Second only to the mayoral race, perhaps the most contested ranked-choice voting ballot is now the best pizza toppings in New York City.

Mayor Bill de Blasio unveiled on Thursday the “Rank Your Pizza” ballot, an interactive challenge to educate New Yorkers on how the new ranked-choice voting (RCV) system works ahead of the June 22 primaries.

De Blasio, whose had his fair share of pizza mishaps, sparked yet another heated debate about the city’s favorite food on social media when he filled out his pizza ballot during his daily press conference.

Hizzoner, grasping an oversized ballot and blue marker, began filling in his first choice with a rather surprising candidate: green peppers.

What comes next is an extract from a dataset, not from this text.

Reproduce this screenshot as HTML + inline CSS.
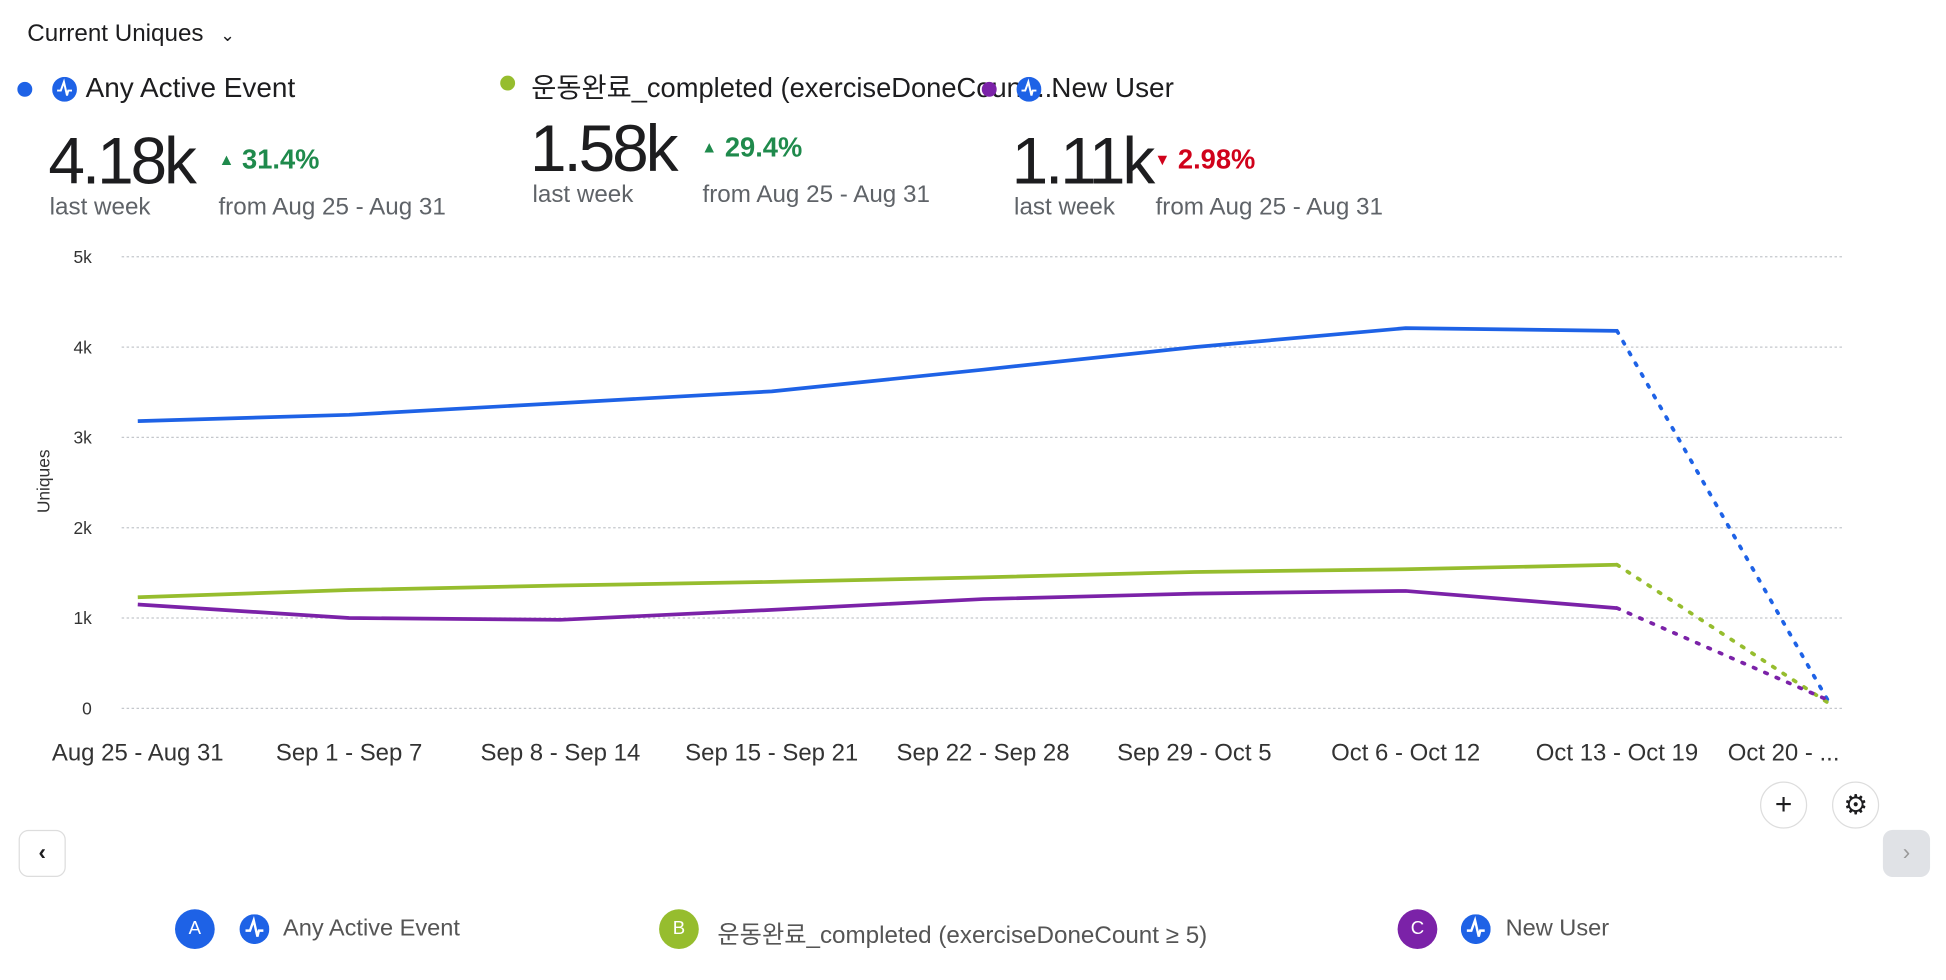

“A lot of people don’t appreciate green peppers enough. I have southern Italian roots, roasted peppers are very big, important part of our life,” de Blasio said. “Number one, in a big way for me.”

He then proceeded to fill in the rest of his pizza ballot with a sprinkle of commentary. His second choice went to olives (“a little controversial”); third was for sausage (“has to be good”); fourth was for mushrooms (“you’re often maligned, misunderstood”); and fifth for pepperoni (“by default”).

As for the rest of the ballot that didn’t garner the mayor’s favor, de Blasio had kind things to say about two of the three choices: vegan cheese and clams.

Pineapple, on the other hand, drew the mayor’s tongue-in-cheek fury. 

“We’re not in California, OK?” de Blasio said, assertively drawing a big x over the pineapple option. “This is sacrilegious in Italy to put pineapple on a pizza. No way, never going to rank that.”

New Yorkers can weigh in on their own pizza ballot at www.nyc.gov/votepizza

“I don’t know what’s going to win, we’re starting this contest, I think this could be an important moment to clarify what New Yorkers really want for the future of pizza in this city,” de Blasio said. “But as you can see, every one of these voters matters.”

The exercise, while humorous, seemingly did what the mayor intended: draw interest in ranked-choice voting, and how it works. By the end of the mayor’s hour-long press conference, more than 1,000 people had already voted for their favorite pizza toppings.

Yet it also commenced a heated online debate about what really belongs on top of a New York pizza.

Some New Yorkers were not just puzzled about the mayor’s personal favorite toppings, but also voiced concerns of the choices they were allotted.


New York City Chief Democracy Officer Laura Wood (whose office was responsible for putting the ballot together) said the city has been hard at work with educating individuals on how the new system will work ahead of the consequential primary elections.

Wood briefly explained that RCV can empower New Yorkers “only if enough New Yorkers actually rank multiple candidates.”

Wood went back to the pizza ballot to explain how RCV works.

In a nutshell, RCV allows voters to rank up to five candidates per office. If a candidate receives more than 50 percent of the first-choice votes, they win. If no candidate earns more than 50 percent of the first-choice votes, then the votes will be tallied in rounds.

At the end of each round, the candidate with the fewest votes will be eliminated. If the eliminated candidate had been the first choice on a ballot, the vote then transfers to whoever was the second-choice on the ballot.

The process continues until there are two candidates left. The candidate with the most votes is the winner.

By Thursday afternoon, pepperoni was in the lead in the sixth round with 49 percent with mushrooms in second place at 26%, according to preliminary results.

Pineapples were eliminated by the fifth round with only 13%.

“But, if you only pick sausage and sausage gets eliminated, you have no more say in which topping wins. So pick a few toppings that you kind of like … to ensure you don’t wind up with a topping you really don’t like,” Wood said. “If you hate onions, like I personally do, don’t rank onions.”

Wood then revealed that because of her disdain of onions on pizza, she, in fact, left them out of the ballot entirely.

“That is power, Laura,” de Blasio quipped.

The mayor did not answer reporters’ questions about his own personal ranked-choice vote for the real mayoral race.

“I’m going to watch very carefully all of the candidates, and I’m going to make my own decisions personally,” de Blasio said. “Of course I’m going to be voting, I’m going to be doing five candidates and I’m going to think about if, how, when to share my thoughts with the people of New York City, but we’re just not there yet — but we are there on pizza.”

Early voting — for the real elections — begins Saturday, June 12 and ends Sunday, June 20. Primary day is June 22.

The deadline to request an absentee ballot is Tuesday, June 15.